Travel Advisories FAQs
What should students, faculty or staff do if they return from an affected area?
Cal Poly is following recommended guidance from the County of San Luis Obispo Public Health Department to minimize our community’s exposure risk. The county has advised that travelers refrain from returning to Cal Poly's campus for 14 days after international travel. Additionally, the Centers for Disease Control and Prevention (CDC) recommends self-quarantine for 14 days from the time you left the area. Please do not return to campus during this time and discuss your work situation with your supervisor before returning.
In addition, we strongly advise against international travel to minimize the risk of exposure and/or disruption of course work.
The CDC also strongly advises that you take the following precautions if you travel to any affected area:
- Practice social distancing - this includes not taking public transportation, taxis or ride-shares.
- Take your temperature with a thermometer two times per day and monitor for fever.
- Watch for cough or difficulty breathing.
- Stay home and avoid contact with others.
- Avoid crowded places (such as shopping centers and movie theaters) and limit your activities in public.
- Keep your distance from others (about 6 feet or 2 meters).
I have university-related travel planned. What should I do?
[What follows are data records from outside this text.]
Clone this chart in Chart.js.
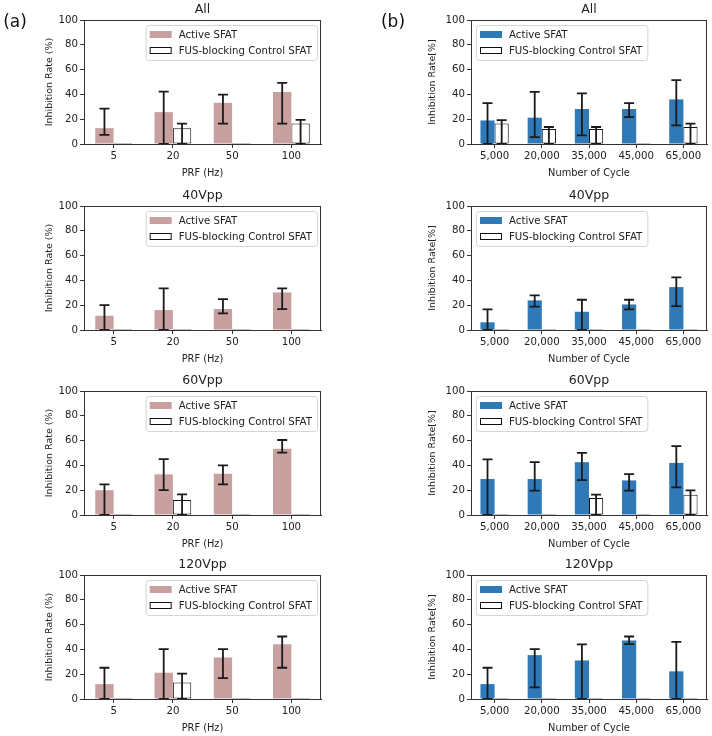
<!DOCTYPE html>
<html>
<head>
<meta charset="utf-8">
<script src="https://cdn.jsdelivr.net/npm/chart.js@4.4.0/dist/chart.umd.min.js"></script>
<style>
html, body { margin: 0; padding: 0; background: #fff; }
#wrap { position: relative; width: 712px; height: 736px; }
canvas { position: absolute; }
</style>
</head>
<body>
<div id="wrap"></div>
<script>
// categories / ticks
const prfLabels = ['5', '20', '50', '100'];
const cycleLabels = ['5,000', '20,000', '35,000', '45,000', '65,000'];
const panelTitles = ['All', '40Vpp', '60Vpp', '120Vpp'];
const yTicks = [0, 20, 40, 60, 80, 100];

// (a) PRF panels
const prfAllActive = [12.8, 25.7, 33.2, 42.0];
const prfAllActiveLo = [7.3, 0, 16.4, 16.4];
const prfAllActiveHi = [28.5, 42.3, 39.8, 49.3];
const prfAllControl = [0, 12.8, 0, 16.5];
const prfAllControlLo = [null, 0, null, 0];
const prfAllControlHi = [null, 16.4, null, 19.4];

const prf40Active = [11.5, 16.1, 16.9, 30.3];
const prf40ActiveLo = [0, 0, 13.4, 16.9];
const prf40ActiveHi = [20.1, 33.5, 24.9, 33.5];
const prf40Control = [0, 0, 0, 0];

const prf60Active = [20.0, 32.8, 33.3, 53.5];
const prf60ActiveLo = [0, 20.0, 24.7, 50.3];
const prf60ActiveHi = [24.7, 45.0, 40.0, 60.5];
const prf60Control = [0, 12.0, 0, 0];
const prf60ControlLo = [null, 0, null, null];
const prf60ControlHi = [null, 16.7, null, null];

const prf120Active = [12.0, 21.2, 33.5, 44.2];
const prf120ActiveLo = [0, 0, 16.9, 25.2];
const prf120ActiveHi = [25.2, 40.2, 40.2, 50.4];
const prf120Control = [0, 13.4, 0, 0];
const prf120ControlLo = [null, 0, null, null];
const prf120ControlHi = [null, 20.4, null, null];

// (b) cycle panels
const cycAllActive = [19.0, 21.2, 28.2, 28.2, 36.0];
const cycAllActiveLo = [0, 5.6, 7.0, 21.7, 15.0];
const cycAllActiveHi = [33.0, 42.0, 40.8, 33.0, 51.5];
const cycAllControl = [16.6, 12.0, 12.0, 0, 13.7];
const cycAllControlLo = [0, 0, 0, null, 0];
const cycAllControlHi = [19.3, 13.7, 13.7, null, 16.4];

const cyc40Active = [6.2, 23.9, 14.7, 20.6, 34.6];
const cyc40ActiveLo = [0, 18.8, 0, 16.6, 19.3];
const cyc40ActiveHi = [16.6, 27.9, 24.4, 24.4, 42.4];
const cyc40Control = [0, 0, 0, 0, 0];

const cyc60Active = [29.0, 29.0, 42.6, 27.9, 42.0];
const cyc60ActiveLo = [0, 19.6, 28.2, 19.6, 22.3];
const cyc60ActiveHi = [44.8, 42.6, 50.1, 33.0, 55.5];
const cyc60Control = [0, 0, 13.7, 0, 16.4];
const cyc60ControlLo = [null, null, 0, null, 0];
const cyc60ControlHi = [null, null, 16.4, null, 19.8];

const cyc120Active = [12.0, 35.4, 31.1, 47.2, 22.3];
const cyc120ActiveLo = [0, 9.4, 0, 44.2, 0];
const cyc120ActiveHi = [25.2, 40.2, 44.0, 50.4, 46.1];
const cyc120Control = [0, 0, 0, 0, 0];

const FONT = '"DejaVu Sans", sans-serif';
const TXT = '#222';
const rowTops = [0, 186, 371, 555];

// error bars, box frame, inside legend, panel letter
const decor = {
    id: 'decor',
    afterDatasetsDraw(chart) {
        const ctx = chart.ctx;
        const ys = chart.scales.y;
        ctx.save();
        ctx.strokeStyle = '#1a1a1a';
        ctx.lineWidth = 1.8;
        chart.data.datasets.forEach((ds, di) => {
            if (!ds.errHi) return;
            const meta = chart.getDatasetMeta(di);
            meta.data.forEach((bar, i) => {
                if (ds.errHi[i] == null) return;
                const x = bar.x;
                const yt = ys.getPixelForValue(ds.errHi[i]);
                const yb = ys.getPixelForValue(ds.errLo[i]);
                ctx.beginPath();
                ctx.moveTo(x, yt); ctx.lineTo(x, yb);
                ctx.moveTo(x - 5, yt); ctx.lineTo(x + 5, yt);
                ctx.moveTo(x - 5, yb); ctx.lineTo(x + 5, yb);
                ctx.stroke();
            });
        });
        ctx.restore();
    },
    afterDraw(chart, args, opts) {
        const ctx = chart.ctx;
        const a = chart.chartArea;
        ctx.save();
        // axes frame
        ctx.strokeStyle = '#333';
        ctx.lineWidth = 1;
        ctx.strokeRect(Math.round(a.left) + 0.5, Math.round(a.top) + 0.5,
            Math.round(a.right - a.left) - 1, Math.round(a.bottom - a.top));

        // legend
        const names = chart.data.datasets.map(d => d.label);
        ctx.font = '10.2px ' + FONT;
        const textW = Math.max(...names.map(n => ctx.measureText(n).width));
        const patchW = 22, patchH = 7;
        const boxW = 4 + patchW + 7 + textW + 5;
        const boxH = 35;
        const bx = opts.side === 'right' ? a.right - 4 - boxW : a.left + 5;
        const by = a.top + 5;
        ctx.beginPath();
        ctx.roundRect(bx + 0.5, by + 0.5, boxW, boxH, 3);
        ctx.fillStyle = 'rgba(255,255,255,0.85)';
        ctx.fill();
        ctx.strokeStyle = '#d4d4d4';
        ctx.stroke();
        names.forEach((n, i) => {
            const cy = by + 9.5 + i * 16;
            const ds = chart.data.datasets[i];
            ctx.fillStyle = ds.backgroundColor;
            ctx.fillRect(bx + 4, cy - patchH / 2, patchW, patchH);
            if (ds.borderWidth) {
                ctx.strokeStyle = '#111';
                ctx.lineWidth = 1;
                ctx.strokeRect(bx + 4.5, cy - patchH / 2 + 0.5, patchW - 1, patchH - 1);
            }
            ctx.fillStyle = TXT;
            ctx.textBaseline = 'middle';
            ctx.textAlign = 'left';
            ctx.fillText(n, bx + 4 + patchW + 7, cy + 0.5);
        });

        // panel letter
        if (opts.letter) {
            ctx.font = '17px ' + FONT;
            ctx.fillStyle = '#111';
            ctx.textAlign = 'center';
            ctx.textBaseline = 'middle';
            ctx.fillText(opts.letter, opts.letterX, 23);
        }
        ctx.restore();
    }
};

function makePanel(col, row, labels, active, activeLo, activeHi, control, controlLo, controlHi) {
    const isA = col === 0;
    const cv = document.createElement('canvas');
    cv.width = 356;
    cv.height = 180;
    cv.style.left = (col * 356) + 'px';
    cv.style.top = rowTops[row] + 'px';
    document.getElementById('wrap').appendChild(cv);

    const axisGrid = { offset: false, drawOnChartArea: false, drawTicks: true, tickLength: 4, color: '#333' };

    new Chart(cv, {
        type: 'bar',
        data: {
            labels: labels,
            datasets: [{
                label: 'Active SFAT',
                data: active,
                backgroundColor: isA ? '#c9a0a0' : '#2f79b7',
                borderWidth: 0,
                errLo: activeLo,
                errHi: activeHi
            }, {
                label: 'FUS-blocking Control SFAT',
                data: control,
                backgroundColor: '#ffffff',
                borderColor: '#111',
                borderWidth: 1,
                borderSkipped: false,
                minBarLength: 1,
                errLo: controlLo,
                errHi: controlHi
            }]
        },
        options: {
            responsive: false,
            animation: false,
            devicePixelRatio: 1,
            layout: { padding: { left: isA ? 44 : 71, right: isA ? 35 : 5, top: 0, bottom: 0 } },
            datasets: { bar: { categoryPercentage: isA ? 0.62 : 0.6, barPercentage: 1 } },
            plugins: {
                legend: { display: false },
                tooltip: { enabled: false },
                title: {
                    display: true,
                    text: panelTitles[row],
                    fullSize: false,
                    color: TXT,
                    font: { family: FONT, size: 12.5, weight: 'normal', lineHeight: 1.2 },
                    padding: { top: 2, bottom: 3 }
                },
                decor: {
                    side: isA ? 'right' : 'left',
                    letter: row === 0 ? (isA ? '(a)' : '(b)') : null,
                    letterX: isA ? 15 : 37
                }
            },
            scales: {
                x: {
                    grid: axisGrid,
                    border: { color: '#333' },
                    ticks: { color: TXT, font: { family: FONT, size: 10.2 }, padding: 2, maxRotation: 0, autoSkip: false },
                    title: {
                        display: true,
                        text: isA ? 'PRF (Hz)' : 'Number of Cycle',
                        color: TXT,
                        font: { family: FONT, size: 9.8 },
                        padding: { top: 0, bottom: 1 }
                    },
                    afterFit(s) { s.height = 36; }
                },
                y: {
                    min: 0,
                    max: 100,
                    afterBuildTicks(s) { s.ticks = yTicks.map(v => ({ value: v })); },
                    grid: axisGrid,
                    border: { color: '#333' },
                    ticks: { color: TXT, font: { family: FONT, size: 10.2 }, padding: 2 },
                    title: {
                        display: true,
                        text: isA ? 'Inhibition Rate (%)' : 'Inhibition Rate[%]',
                        color: TXT,
                        font: { family: FONT, size: 9.5 },
                        padding: 0
                    },
                    afterFit(s) { s.width = isA ? 40 : 44; }
                }
            }
        },
        plugins: [decor]
    });
}

makePanel(0, 0, prfLabels, prfAllActive, prfAllActiveLo, prfAllActiveHi, prfAllControl, prfAllControlLo, prfAllControlHi);
makePanel(0, 1, prfLabels, prf40Active, prf40ActiveLo, prf40ActiveHi, prf40Control, null, null);
makePanel(0, 2, prfLabels, prf60Active, prf60ActiveLo, prf60ActiveHi, prf60Control, prf60ControlLo, prf60ControlHi);
makePanel(0, 3, prfLabels, prf120Active, prf120ActiveLo, prf120ActiveHi, prf120Control, prf120ControlLo, prf120ControlHi);

makePanel(1, 0, cycleLabels, cycAllActive, cycAllActiveLo, cycAllActiveHi, cycAllControl, cycAllControlLo, cycAllControlHi);
makePanel(1, 1, cycleLabels, cyc40Active, cyc40ActiveLo, cyc40ActiveHi, cyc40Control, null, null);
makePanel(1, 2, cycleLabels, cyc60Active, cyc60ActiveLo, cyc60ActiveHi, cyc60Control, cyc60ControlLo, cyc60ControlHi);
makePanel(1, 3, cycleLabels, cyc120Active, cyc120ActiveLo, cyc120ActiveHi, cyc120Control, null, null);
</script>
</body>
</html>
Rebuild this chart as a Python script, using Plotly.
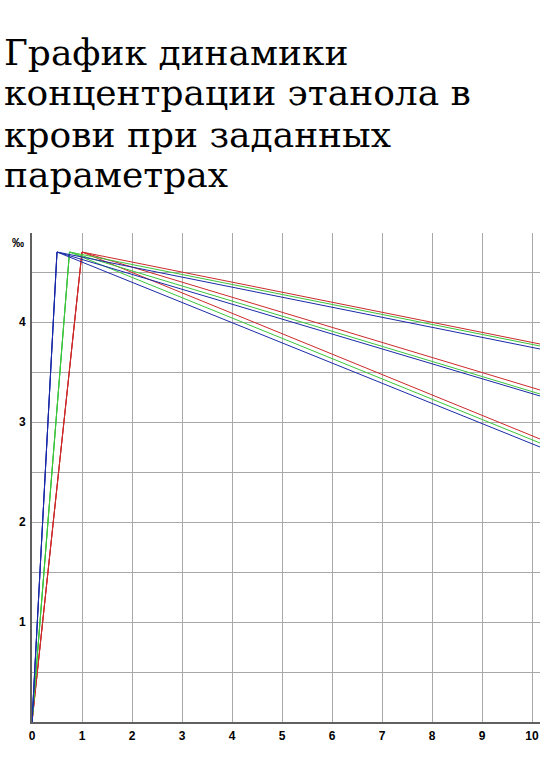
import plotly.graph_objects as go

# Title lines as they wrap in the picture
title_lines = ['График динамики', 'концентрации этанола в', 'крови при заданных', 'параметрах']

# Time points (hours): start, peak, right edge of the plot
edge_x = 10.16
peak_x = {'blue': 0.5, 'green': 0.75, 'red': 1.0}
peak_y = {'blue': 4.70, 'green': 4.70, 'red': 4.70}

# Concentration at the right edge for the three elimination rates (slow, mid, fast)
end_y = {
    'blue': [3.73, 3.26, 2.75],
    'green': [3.76, 3.28, 2.79],
    'red': [3.78, 3.32, 2.83],
}
rates = ['0.10', '0.15', '0.20']

colors = {'blue': '#1a2aa8', 'green': '#3cc43c', 'red': '#cc2a2a'}

y_ticks = [0.5, 1, 1.5, 2, 2.5, 3, 3.5, 4, 4.5]
y_labels = ['', '1', '', '2', '', '3', '', '4', '']
x_ticks = [0, 1, 2, 3, 4, 5, 6, 7, 8, 9, 10]

fig = go.Figure()
for c in ['red', 'green', 'blue']:
    for i, r in enumerate(rates):
        fig.add_trace(go.Scatter(
            x=[0, peak_x[c], edge_x],
            y=[0, peak_y[c], end_y[c][i]],
            mode='lines',
            line=dict(color=colors[c], width=1),
            name=c + ' ' + r,
            showlegend=False,
            hoverinfo='skip',
        ))

tick_font = dict(family='Liberation Sans, Arial', size=12, color='black')

fig.update_xaxes(
    range=[0, edge_x],
    tickvals=x_ticks,
    ticktext=['<b>%d</b>' % v for v in x_ticks],
    tickfont=tick_font,
    showgrid=True,
    gridcolor='#a8a8a8',
    gridwidth=1,
    showline=True,
    linecolor='#606060',
    linewidth=2,
    zeroline=False,
    ticks='',
    automargin=False,
    ticklabeloverflow='allow',
    ticklabelstandoff=2,
)
fig.update_yaxes(
    range=[0, 4.89],
    tickvals=y_ticks,
    ticktext=['<b>%s</b>' % t if t else '' for t in y_labels],
    tickfont=tick_font,
    showgrid=True,
    gridcolor='#a8a8a8',
    gridwidth=1,
    showline=True,
    linecolor='#606060',
    linewidth=2,
    zeroline=False,
    ticks='',
    automargin=False,
    ticklabelstandoff=2,
)

# Title, one annotation per line so the spacing matches
title_y = [52, 93, 134, 174]
annotations = []
for text, py in zip(title_lines, title_y):
    annotations.append(dict(
        text=text, xref='paper', yref='paper',
        x=-30 / 508, y=(722 - py) / 489,
        xanchor='left', yanchor='middle', showarrow=False,
        font=dict(family='DejaVu Serif', size=36, color='black'),
    ))
annotations.append(dict(
    text='<b>‰</b>', xref='paper', yref='paper',
    x=-0.012, y=(722 - 243) / 489, xanchor='right', yanchor='middle',
    showarrow=False, font=dict(family='Liberation Sans, Arial', size=12, color='black'),
))

fig.update_layout(
    width=540, height=771,
    margin=dict(l=32, r=0, t=233, b=49),
    plot_bgcolor='white',
    paper_bgcolor='white',
    annotations=annotations,
)

# drop the default 8px page margin so the figure fills the window
fig.write_html('out.html', config={'displayModeBar': False},
               post_script="document.body.style.margin = '0';")
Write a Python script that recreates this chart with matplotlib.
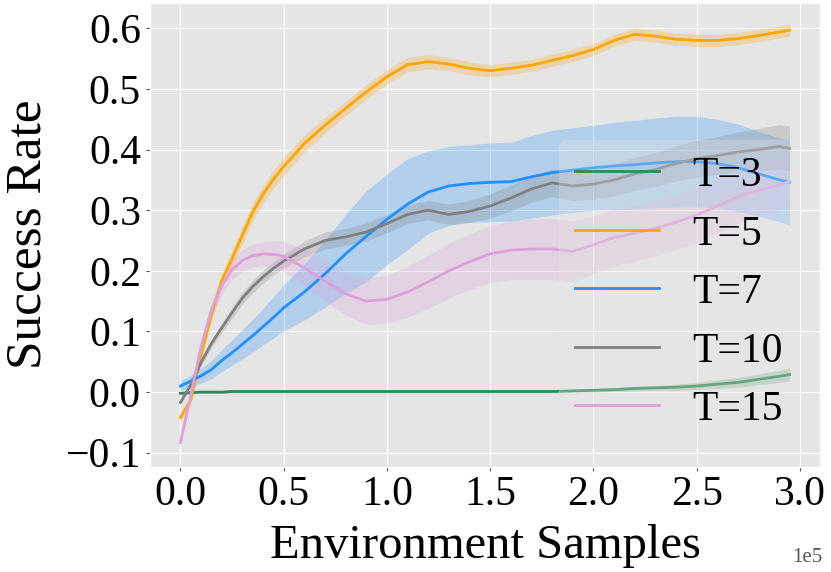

Faculty and staff who were to travel abroad on university business not deemed essential must cancel plans for international travel immediately. International insurance coverage and fees will be reversed.
Campus community members who do plan to travel internationally for non-university matters are asked to notify the campus where and when they plan to go by completing this online form: https://baseline.campuslabs.com/cpsuslo/studenttravelspring2020.
I feel fine. Why should I take these precautions?
Please remember that although you may feel healthy, our campus community includes individuals with compromised immunities who are counting on the diligence of others to help prevent the spread of illness. Thank you for taking care to keep all of our community members safe.
Can I travel if I'm on county-mandated orders?
If a student in on-campus isolation or quarantine insists on traveling home, they must make a telehealth appointment with a medical provider at Campus Health and Wellbeing to discuss the risks.
Any student on a county-mandated order must further comply with the following:
- Absolutely no travel using public transportation (bus, train, airplane, ride-share, Uber, etc.).
- Travel only via private car with no stops and no other passengers.
- Family may transport the student if they are aware and accept the increased risk.
- Student must isolate and quarantine at their destination (private room and private bathroom).
- Must accept responsibility of increased infectious risk to family, destination occupants.
- Adhere strictly to public health guidelines (wear mask, physical distance, etc.).
For additional travel guidelines, please visit the Travel and Study Abroad page.
Will my student be able to stay on campus if they are on county-mandated isolation/quarantine orders? Will they be charged for the extra days?
Residential students who are on county-mandated isolation or quarantine at the end of in-person term (Nov. 20) will continue to be supported by our university support team, which coordinates moving students from their permanent housing assignment on campus to apartments throughout the university housing system. Students will not be charged for the additional time in on-campus housing.
Students are confined to a self-contained living unit with bathrooms, kitchen and living space during the isolation or quarantine period, as prescribed by the San Luis Obispo County Department of Public Health.
Students living off-campus on county-mandated isolation/quarantine should follow all county public health guidance.